In good old K & R C, if something is not declared, it is assumed to be int.
So any thing that looks like a function call, but not declared as function
will automatically take return value of 'int' and argument types depending
on the actuall call.
However people later figured out that this can be very bad sometimes. So
several compilers added warning. C++ made this error. I think gcc has some
flag ( -ansic or -pedantic? ) , which make this condition an error.
So, In a nutshell, this is historical baggage.
Other answers cover the probable mechanics (all guesses as compiler not specified).
The issue that you have is that your compiler and linker have not been set to enable every possible error and warning. For any new project there is (virtually) no excuse for not doing so. for legacy projects more excuse - but should strive to enable as many as possible
Depends on the compiler, but with gcc (for example, since that's the one you referred to), some of the standard (both C and POSIX) functions have builtin "compiler intrinsics". This means that the compiler library shipped with your compiler (libgcc in this case) contains an implementation of the function.

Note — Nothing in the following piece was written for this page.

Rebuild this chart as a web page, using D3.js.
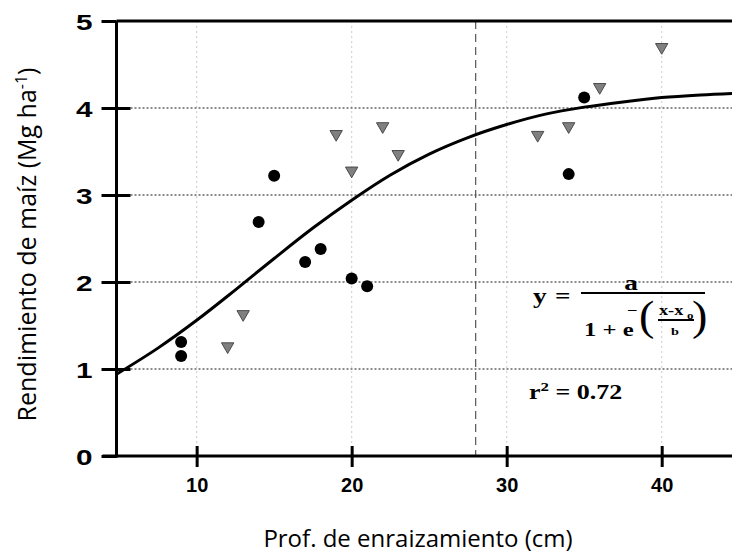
<!DOCTYPE html>
<html>
<head>
<meta charset="utf-8">
<script src="https://cdn.jsdelivr.net/npm/d3@7"></script>
<style>
  body { margin: 0; background: #fff; }
  svg { display: block; }
</style>
</head>
<body>
<div id="chart"></div>
<script>
// Datos
const xDomain = [4.83, 44.6];
const yDomain = [0, 5];
const xTicks = [10, 20, 30, 40];
const yTicks = [0, 1, 2, 3, 4, 5];

// círculos negros
const circX = [9, 9, 14, 15, 17, 18, 20, 21, 34, 35];
const circY = [1.31, 1.15, 2.69, 3.22, 2.23, 2.38, 2.04, 1.95, 3.24, 4.12];

// triángulos grises
const triX = [12, 13, 19, 20, 22, 23, 32, 34, 36, 40];
const triY = [1.26, 1.63, 3.70, 3.28, 3.79, 3.47, 3.69, 3.79, 4.24, 4.70];

// curva ajustada
const fitX = [4.83, 7.5, 10, 12.5, 15, 17.5, 20, 22.5, 25, 27.5, 30, 32.5, 35, 37.5, 40, 42.5, 45];
const fitY = [0.94, 1.24, 1.56, 1.91, 2.27, 2.62, 2.94, 3.23, 3.47, 3.66, 3.81, 3.93, 4.01, 4.07, 4.12, 4.15, 4.17];

const refX = 28;   // línea vertical discontinua

const W = 732, H = 556;
const CFG = {
  x0: 116.5, x1: 733, yTop: 21, yBot: 456,
  axis: "#000", grid: "#666", gridV: "#d4d4d4",
  tri: "#808080", triStroke: "#4a4a4a",
  sans: "'Liberation Sans', Arial, sans-serif",
  serif: "'Liberation Serif', 'Times New Roman', serif",
  title: "'Open Sans', 'Noto Sans', sans-serif"
};

const svg = d3.select("#chart").append("svg").attr("width", W).attr("height", H);

const x = d3.scaleLinear().domain(xDomain).range([CFG.x0, CFG.x1]);
const y = d3.scaleLinear().domain(yDomain).range([CFG.yBot, CFG.yTop]);

// rejilla vertical (muy tenue)
svg.append("g").selectAll("line").data(xTicks).join("line")
  .attr("x1", d => x(d)).attr("x2", d => x(d))
  .attr("y1", y(5)).attr("y2", y(0))
  .attr("stroke", CFG.gridV).attr("stroke-width", 1.2).attr("stroke-dasharray", "2,3");

// rejilla horizontal punteada
svg.append("g").selectAll("line").data(yTicks.filter(d => d > 0 && d < 5)).join("line")
  .attr("x1", x(xDomain[0]) + 14).attr("x2", W)
  .attr("y1", d => y(d)).attr("y2", d => y(d))
  .attr("stroke", CFG.grid).attr("stroke-width", 1.6).attr("stroke-dasharray", "2,2");

// línea discontinua en x = 28
svg.append("line")
  .attr("x1", x(refX)).attr("x2", x(refX))
  .attr("y1", y(5)).attr("y2", y(0))
  .attr("stroke", "#555").attr("stroke-width", 1.2).attr("stroke-dasharray", "8,5");

// ejes
const xAxis = svg.append("g").attr("transform", `translate(0,${y(0)})`)
  .call(d3.axisBottom(x).tickValues(xTicks).tickSize(0).tickFormat(""));
xAxis.select(".domain").remove();
xAxis.append("line").attr("x1", CFG.x0 - 14).attr("x2", W).attr("stroke", CFG.axis).attr("stroke-width", 3);
xAxis.selectAll(".tick").append("line")
  .attr("y1", -10).attr("y2", 11).attr("stroke", CFG.axis).attr("stroke-width", 3);
xAxis.selectAll(".tick").append("text")
  .attr("y", 36).attr("text-anchor", "middle").attr("fill", "#000")
  .style("font-family", CFG.sans).style("font-weight", "bold").style("font-size", "20px")
  .text(d => d);

const yAxis = svg.append("g").attr("transform", `translate(${CFG.x0},0)`)
  .call(d3.axisLeft(y).tickValues(yTicks).tickSize(0).tickFormat(""));
yAxis.select(".domain").remove();
yAxis.append("line").attr("y1", y(5)).attr("y2", y(0) + 1.5).attr("stroke", CFG.axis).attr("stroke-width", 3);
yAxis.selectAll(".tick").append("line")
  .attr("x1", -15).attr("x2", d => (d === 0 || d === 5) ? 0 : 14)
  .attr("stroke", CFG.axis).attr("stroke-width", 3);
yAxis.selectAll(".tick").append("text")
  .attr("transform", "translate(-24,8) scale(1.35,1)")
  .attr("text-anchor", "end").attr("fill", "#000")
  .style("font-family", CFG.sans).style("font-weight", "bold").style("font-size", "22px")
  .text(d => d);

// borde superior
svg.append("line").attr("x1", CFG.x0).attr("x2", W).attr("y1", y(5)).attr("y2", y(5))
  .attr("stroke", CFG.axis).attr("stroke-width", 3);

// curva
const line = d3.line().x((d, i) => x(fitX[i])).y(d => y(d)).curve(d3.curveMonotoneX);
svg.append("path").datum(fitY)
  .attr("fill", "none").attr("stroke", "#000").attr("stroke-width", 3)
  .attr("d", line);

// triángulos
const triSym = d3.symbol().type(d3.symbolTriangle).size(66);
svg.append("g").selectAll("path").data(triX).join("path")
  .attr("transform", (d, i) => `translate(${x(d)},${y(triY[i])}) rotate(180)`)
  .attr("d", triSym)
  .attr("fill", CFG.tri).attr("stroke", CFG.triStroke).attr("stroke-width", 1);

// círculos
svg.append("g").selectAll("circle").data(circX).join("circle")
  .attr("cx", d => x(d)).attr("cy", (d, i) => y(circY[i]))
  .attr("r", 6).attr("fill", "#000");

// títulos de ejes
svg.append("text")
  .attr("transform", `translate(36,${(y(0) + y(5)) / 2 + 6}) rotate(-90)`)
  .attr("text-anchor", "middle").attr("fill", "#000")
  .style("font-family", CFG.title).style("font-size", "25px")
  .call(t => {
    t.append("tspan").text("Rendimiento de maíz (Mg ha");
    t.append("tspan").attr("dy", -9).style("font-size", "16px").text("-1");
    t.append("tspan").attr("dy", 9).text(")");
  });

svg.append("text")
  .attr("x", 418).attr("y", 547)
  .attr("text-anchor", "middle").attr("fill", "#000")
  .style("font-family", CFG.title).style("font-size", "24px")
  .text("Prof. de enraizamiento (cm)");

// ecuación
const eq = svg.append("g")
  .style("font-family", CFG.serif).style("font-weight", "bold").attr("fill", "#000");
const put = (tx, ty, txt, fs, anchor) => eq.append("text")
  .attr("transform", `translate(${tx},${ty}) scale(1.3,1)`)
  .attr("text-anchor", anchor || "start").style("font-size", fs + "px").text(txt);

put(533, 303, "y", 21);
put(555, 303, "=", 21);
eq.append("line").attr("x1", 581).attr("x2", 705).attr("y1", 293).attr("y2", 293)
  .attr("stroke", "#000").attr("stroke-width", 2);
put(631, 290, "a", 21, "middle");
put(584, 336, "1 + e", 19);
put(628, 313, "\u2013", 13);
eq.append("text").attr("transform", "translate(639,330) scale(1.1,1)")
  .style("font-size", "42px").style("font-weight", "normal").text("(");
eq.append("text").attr("transform", "translate(692,330) scale(1.1,1)")
  .style("font-size", "42px").style("font-weight", "normal").text(")");
put(659, 315, "x-x", 14);
put(687, 319, "o", 10);
eq.append("line").attr("x1", 658).attr("x2", 694).attr("y1", 320).attr("y2", 320)
  .attr("stroke", "#000").attr("stroke-width", 1.8);
put(675, 335, "b", 11, "middle");

const r2 = eq.append("text")
  .attr("transform", "translate(529,399) scale(1.3,1)")
  .style("font-size", "20px");
r2.append("tspan").text("r");
r2.append("tspan").attr("dy", -8).style("font-size", "13px").text("2");
r2.append("tspan").attr("dy", 8).text(" = 0.72");
</script>
</body>
</html>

The compiler will allow an implicit declaration (i.e., using the function without a header), and the linker will find the implementation in the compiler library because you're probably using the compiler as a linker front-end.
Try compiling your objects with the '-c' flag (compile only, no link), and then link them directly using the linker. You will find that you get the linker errors you expect.
Alternatively, gcc supports options to disable the use of intrinsics: -fno-builtin or for granular control, -fno-builtin-function. There are further options that may be useful if you're doing something like building a homebrew kernel or some other kind of on-the-metal app.
In a non-toy example another file may include the one you missed. Reviewing the output from the pre-processor is a nice way to see what you end up with compiling.